Writer/Director George Miller is known for his cutting edge fantasies and this film is no exception, which includes graphic nudity and disturbing images. He uses special effects to create a visually beautiful film with engaging storytelling, but it takes awhile to catch on.
Alithea (Tilda Swinton) is a straight-as-an-arrow professor of Narratology, the study of narrative structure and how it affects perception and the world around us. This screenplay is based on A.S. Byatt’s 1994 short story called “The Djinn in the Nightingale’s Eye.” Alithea is the prime example of prim and proper. She on a literary lecture tour in Istanbul, thrilled to to be staying in the room at the hotel where Agatha Christie wrote “Murder on the Orient Express.” When she is encouraged to pick a memento from a booth in the huge marketplace, she picks a strangely distorted one that is about to change her life.
Alithea is suddenly confronted, in a flourish, by a literally bigger-than-life genie who wants to grant her 3 wishes, which she does not want. Now, that’s an unusual premise, especially these days when most people would give anything for their wishes to be fulfilled. The one big rule he imparts is that she cannot wish for 3 more wishes.
The djinn appears as a large and imposing Idris Elba with pointy ears and a mellifluous voice.
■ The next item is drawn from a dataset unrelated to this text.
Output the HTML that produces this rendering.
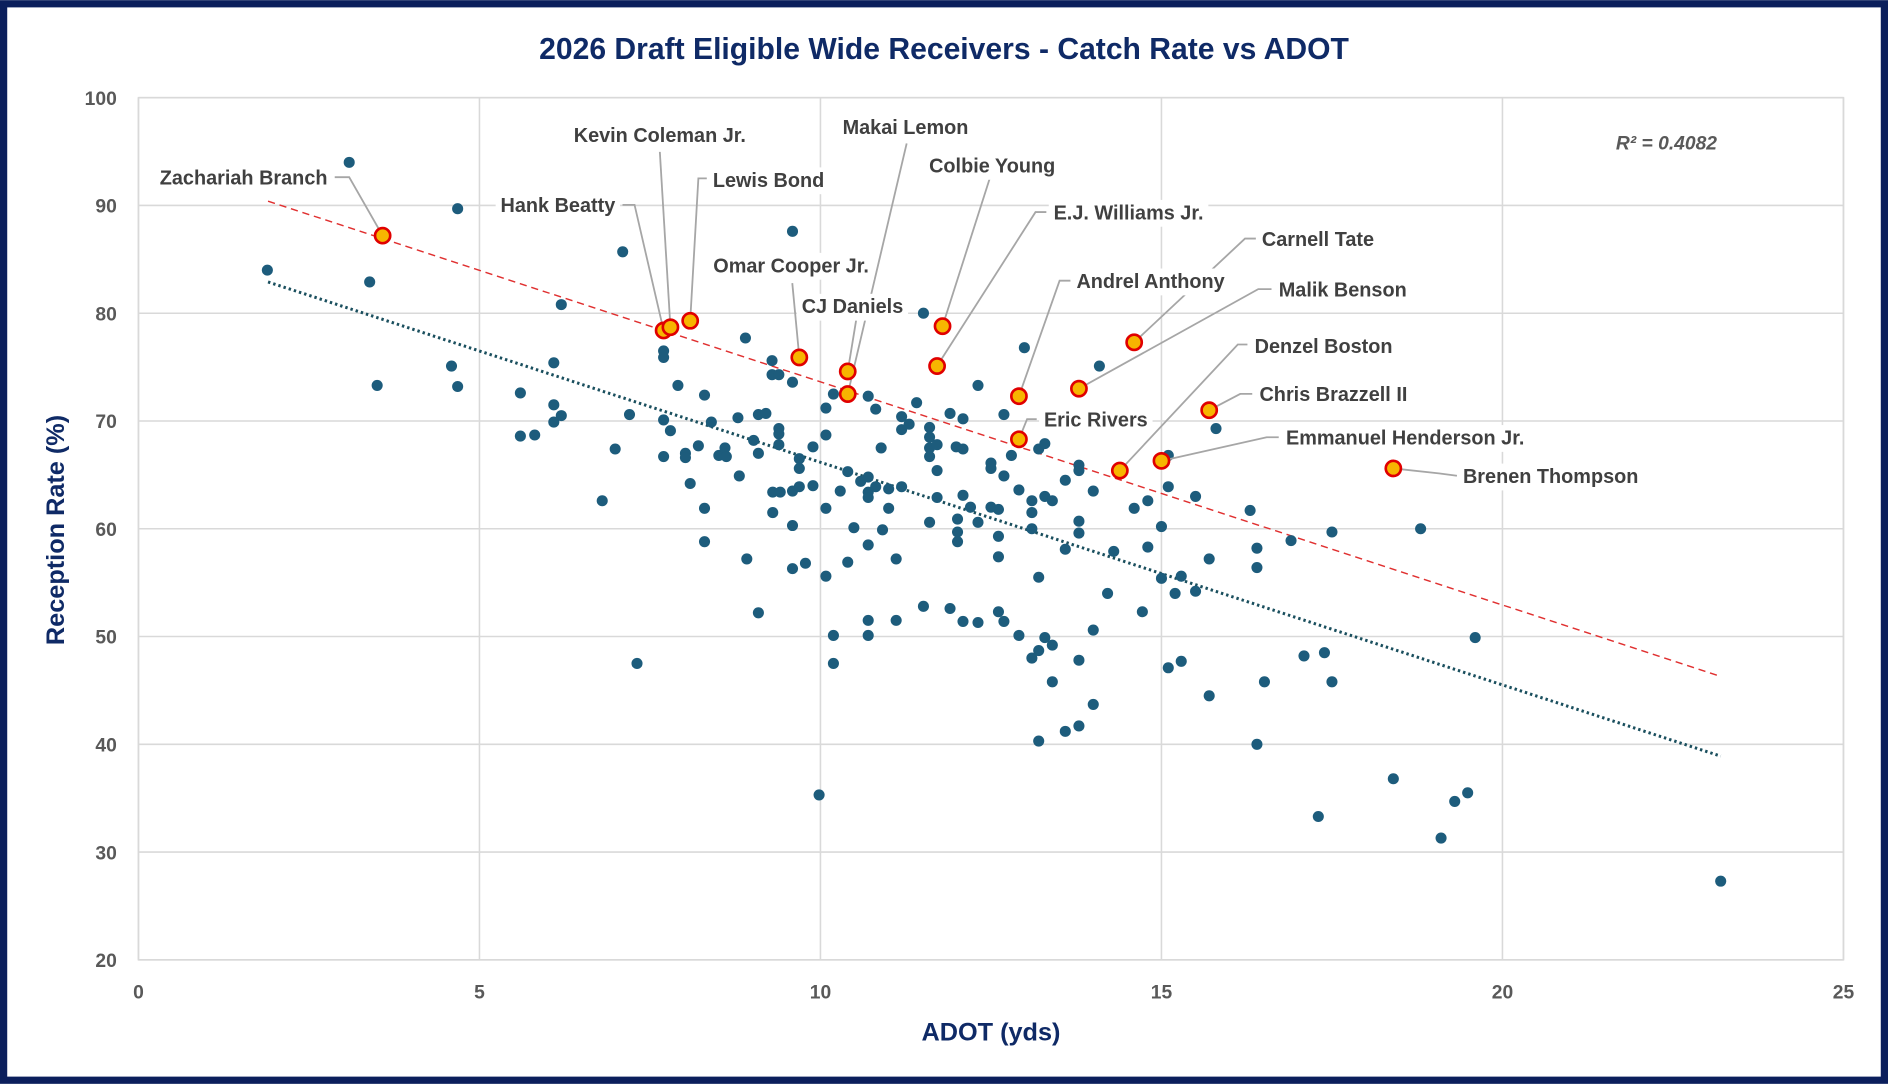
<!DOCTYPE html>
<html><head><meta charset="utf-8">
<style>
html,body{margin:0;padding:0;background:#fff;}
svg{display:block;}
text{font-family:"Liberation Sans",sans-serif;}
</style></head>
<body>
<svg id="chart" width="1888" height="1084" viewBox="0 0 1568 900" xmlns="http://www.w3.org/2000/svg">
<rect x="3" y="3" width="1562" height="894" fill="#fff" stroke="#0b1f5c" stroke-width="6"/>
<text x="784" y="49" text-anchor="middle" font-size="25" font-weight="bold" fill="#0f2a66">2026 Draft Eligible Wide Receivers - Catch Rate vs ADOT</text>
<g id="grid"></g>
<g id="axes"></g>
<g id="trend"></g>
<g id="dots"></g>
<g id="leaders"></g>
<g id="hi"></g>
<g id="labels"></g>
<text x="1342" y="124" font-size="16" font-style="italic" font-weight="bold" fill="#595959">R² = 0.4082</text>
<text transform="translate(53,440) rotate(-90)" text-anchor="middle" font-size="21" font-weight="bold" fill="#0f2a66">Reception Rate (%)</text>
<text x="823" y="864" text-anchor="middle" font-size="21" font-weight="bold" fill="#0f2a66">ADOT (yds)</text>
</svg>
<script>
const xTicks=[0,5,10,15,20,25];
const yTicks=[20,30,40,50,60,70,80,90,100];
const adot=[1.89,3.09,3.39,3.50,4.68,4.59,4.68,5.60,5.60,5.81,6.09,6.09,6.09,6.20,6.20,7.10,6.99,6.80,7.20,7.31,7.70,7.70,7.70,7.70,7.80,7.91,8.02,8.02,8.09,8.21,8.30,8.30,8.30,8.40,8.51,8.60,8.62,8.81,8.79,8.90,8.92,9.02,9.09,9.09,9.09,9.20,9.29,9.29,9.30,9.30,9.39,9.39,9.39,9.39,9.41,9.59,9.59,9.59,9.59,9.59,9.69,9.69,9.69,9.78,9.89,9.89,9.98,10.08,10.08,10.08,10.08,10.19,10.19,10.19,10.29,10.40,10.40,10.49,10.59,10.70,10.70,10.70,10.70,10.70,10.70,10.70,10.81,10.81,10.89,10.91,11.00,11.00,11.11,11.11,11.19,11.19,11.19,11.30,11.41,11.51,11.51,11.60,11.60,11.60,11.60,11.60,11.71,11.71,11.71,11.90,11.90,11.99,12.01,12.01,12.01,12.09,12.09,12.09,12.09,12.20,12.31,12.31,12.31,12.50,12.50,12.50,12.61,12.61,12.61,12.61,12.69,12.69,12.69,12.80,12.91,12.91,12.99,13.10,13.10,13.10,13.10,13.20,13.20,13.20,13.20,13.29,13.29,13.29,13.40,13.40,13.40,13.59,13.59,13.59,13.79,13.79,13.79,13.79,13.79,13.79,14.00,14.00,14.00,14.09,14.21,14.30,14.60,14.72,14.80,14.80,15.00,15.00,15.10,15.10,15.10,15.20,15.29,15.29,15.50,15.50,15.70,15.70,15.80,16.30,16.40,16.40,16.40,16.51,16.90,17.09,17.30,17.39,17.50,17.50,18.40,18.80,19.10,19.30,19.49,19.60,23.20];
const rate=[84.0,94.0,82.9,73.3,89.7,75.1,73.2,72.6,68.6,68.7,75.4,71.5,69.9,70.5,80.8,85.7,67.4,62.6,70.6,47.5,76.5,75.9,70.1,66.7,69.1,73.3,67.0,66.6,64.2,67.7,72.4,61.9,58.8,69.9,66.8,67.5,66.7,64.9,70.3,77.7,57.2,68.2,70.6,67.0,52.2,70.7,75.6,74.3,63.4,61.5,69.3,68.8,67.8,74.3,63.4,87.6,73.6,63.5,60.3,56.3,66.5,65.6,63.9,56.8,67.6,64.0,35.3,71.2,68.7,61.9,55.6,72.5,50.1,47.5,63.5,65.3,56.9,60.1,64.4,72.3,64.8,63.4,62.9,58.5,51.5,50.1,71.1,63.9,67.5,59.9,63.7,61.9,57.2,51.5,70.4,69.2,63.9,69.7,71.7,80.0,52.8,69.4,68.5,67.5,66.7,60.6,67.8,65.4,62.9,70.7,52.6,67.6,60.9,59.7,58.8,70.2,67.4,63.1,51.4,62.0,73.3,60.6,51.3,66.1,65.6,62.0,61.8,59.3,57.4,52.3,70.6,64.9,51.4,66.8,63.6,50.1,76.8,62.6,61.5,60.0,48.0,67.4,55.5,48.7,40.3,67.9,63.0,49.9,62.6,49.2,45.8,64.5,58.1,41.2,65.9,65.4,60.7,59.6,47.8,41.7,63.5,50.6,43.7,75.1,54.0,57.9,61.9,52.3,62.6,58.3,60.2,55.4,66.8,63.9,47.1,54.0,55.6,47.7,63.0,54.2,57.2,44.5,69.3,61.7,58.2,56.4,40.0,45.8,58.9,48.2,33.3,48.5,59.7,45.8,36.8,60.0,31.3,34.7,35.5,49.9,27.3];
const hiNames=["Zachariah Branch","Hank Beatty","Kevin Coleman Jr.","Lewis Bond","Omar Cooper Jr.","CJ Daniels","Makai Lemon","Colbie Young","E.J. Williams Jr.","Andrel Anthony","Eric Rivers","Carnell Tate","Malik Benson","Denzel Boston","Chris Brazzell II","Emmanuel Henderson Jr.","Brenen Thompson"];
const hiAdot=[3.58,7.70,7.80,8.09,9.69,10.40,10.40,11.79,11.71,12.91,12.91,14.60,13.79,14.39,15.70,15.00,18.40];
const hiRate=[87.2,78.4,78.7,79.3,75.9,74.6,72.5,78.8,75.1,72.3,68.3,77.3,73.0,65.4,71.0,66.3,65.6];
const trendX=[1.9,23.2];
const trendBlue=[82.9,38.9];
const trendRed=[90.4,46.3];

const X0=115,X1=1531,Y0=797,Y1=81;
const sx=v=>X0+(v-0)/25*(X1-X0);
const sy=v=>Y0-(v-20)/80*(Y0-Y1);
const NS="http://www.w3.org/2000/svg";
function mk(tag,attrs,parent){const e=document.createElementNS(NS,tag);for(const k in attrs)e.setAttribute(k,attrs[k]);parent.appendChild(e);return e;}
const grid=document.getElementById('grid'),axes=document.getElementById('axes');
xTicks.forEach(t=>{
  const l=mk('line',{x1:sx(t),x2:sx(t),y1:Y1,y2:Y0,stroke:'#d9d9d9','stroke-width':1.3},grid);
  
  
  const tx=mk('text',{x:sx(t),y:Y0+32,'text-anchor':'middle','font-size':16,'font-weight':'bold',fill:'#595959'},axes);
  tx.textContent=t;
  
  
});
yTicks.forEach(t=>{
  const l=mk('line',{x1:X0,x2:X1,y1:sy(t),y2:sy(t),stroke:'#d9d9d9','stroke-width':1.3},grid);
  
  
  const tx=mk('text',{x:97,y:sy(t)+6,'text-anchor':'end','font-size':16,'font-weight':'bold',fill:'#595959'},axes);
  tx.textContent=t;
  
  
});
const tr=document.getElementById('trend');
const tb=mk('line',{x1:sx(trendX[0]),y1:sy(trendBlue[0]),x2:sx(trendX[1]),y2:sy(trendBlue[1]),stroke:'#1a4f5e','stroke-width':2.5,'stroke-dasharray':'2 2.5'},tr);


const trd=mk('line',{x1:sx(trendX[0]),y1:sy(trendRed[0]),x2:sx(trendX[1]),y2:sy(trendRed[1]),stroke:'#e03030','stroke-width':1.2,'stroke-dasharray':'6 4'},tr);


const dots=document.getElementById('dots');
adot.forEach((a,i)=>{
  const c=mk('circle',{cx:sx(a),cy:sy(rate[i]),r:4.6,fill:'#1d5c7c'},dots);
  
  
});
// label layout: [text x, text y baseline, anchor, leader path start points (display px)]
const labelPos={
 "Zachariah Branch":[272,153,'end',[[278,147],[290,147]]],
 "Hank Beatty":[511,176,'end',[[517,170],[527,170]]],
 "Kevin Coleman Jr.":[548,118,'middle',[[548,126]]],
 "Lewis Bond":[592,155,'start',[[587,148],[580,148]]],
 "Omar Cooper Jr.":[657,226,'middle',[[658,235]]],
 "CJ Daniels":[708,260,'middle',[[711,266]]],
 "Makai Lemon":[752,111,'middle',[[753,119]]],
 "Colbie Young":[824,143,'middle',[[822,148]]],
 "E.J. Williams Jr.":[875,182,'start',[[869,176],[860,176]]],
 "Andrel Anthony":[894,239,'start',[[889,233],[880,233]]],
 "Eric Rivers":[867,354,'start',[[861,348],[853,348]]],
 "Carnell Tate":[1048,204,'start',[[1043,198],[1034,198]]],
 "Malik Benson":[1062,246,'start',[[1056,240],[1045,240]]],
 "Denzel Boston":[1042,293,'start',[[1036,286],[1028,286]]],
 "Chris Brazzell II":[1046,333,'start',[[1040,327],[1030,327]]],
 "Emmanuel Henderson Jr.":[1068,369,'start',[[1062,363],[1052,363]]],
 "Brenen Thompson":[1215,401,'start',[[1210,395],[1195,393]]]
};
const leaders=document.getElementById('leaders'),hi=document.getElementById('hi'),labels=document.getElementById('labels');
hiNames.forEach((n,i)=>{
  const px=sx(hiAdot[i]),py=sy(hiRate[i]);
  const L=labelPos[n];
  const pts=L[3].map(p=>p.join(',')).concat([px+','+py]).join(' ');
  const pl=mk('polyline',{points:pts,fill:'none',stroke:'#a6a6a6','stroke-width':1.5},leaders);
  
  
  const c=mk('circle',{cx:px,cy:py,r:6.3,fill:'#f7b500',stroke:'#e00000','stroke-width':2.2},hi);
  
  
  const g=mk('g',{},labels);
  
  
  const bg=mk('rect',{fill:'#fff'},g);
  const t=mk('text',{x:L[0],y:L[1],'text-anchor':L[2],'font-size':16.5,'font-weight':'bold',fill:'#404040'},g);
  t.textContent=n;
  const b=t.getBBox();
  bg.setAttribute('x',b.x-4);bg.setAttribute('y',b.y-2);bg.setAttribute('width',b.width+8);bg.setAttribute('height',b.height+4);
});
// plot border drawn on top of gridlines edges
const br=mk('rect',{x:X0,y:Y1,width:X1-X0,height:Y0-Y1,fill:'none',stroke:'#d9d9d9','stroke-width':1.3},axes);


</script>
</body></html>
He’s been in that bottle for 3,000 years and has bottled up captivating stories from the past. As Alithea and the Djinn hesitatingly get to know and trust each other, they begin to create a narrative of their own.
Writer Director George Miller (Mad Max franchise, Babe and Babe in the Big City, Happy Feet, The Witches of Eastwick) wrote the script with Augusta Gore. The repartee between Swinton and Elba ’s characters gets more palatable as the story unwinds. It’s strange, at first, but as the djinn (Genie) spins the stories of his three thousand year past, they include historical details which include his interacting with the Queen of Sheba and King Solomon, life in the palace of Suleiman the Magnificent, and eventually how he came to her in this strangely misshapen bottle.
Miller lays out each story in ancient detailed settings, and there is enough action to keep you enticed to hear about each of the djinn’s adventures which are graphically told. The score by Tom Holkenborg adding ambiance to the ups and downs of the Djinn’s adventures.
At one point, Miller breaks from the Djinn’s stories to have Alithea relate to the Djinn why she is so attached to storytelling. She tells him about her marriage, but that there was no feeling for her in the relationship. She came to realize that stories were so much more important, admitting that, “I find feeling through stories.” Miller intersperses the questions Alithea poses, as a storyteller in her own right, that feeds her imagination, as well as ours.
As their interaction continues, this becomes a love story, unrequited at first, but, never fear, there is an unusual and satisfying twist by film’s end. Miller intersperses the questions Alithea poses to the djinn, as a storyteller in her own right, which feeds her imagination, as well as ours. Miller adds another unusual fantasy to his filmmaking repertoire, but the best part is watching Swinton and Elba’s in engaging repartee make their own special magic.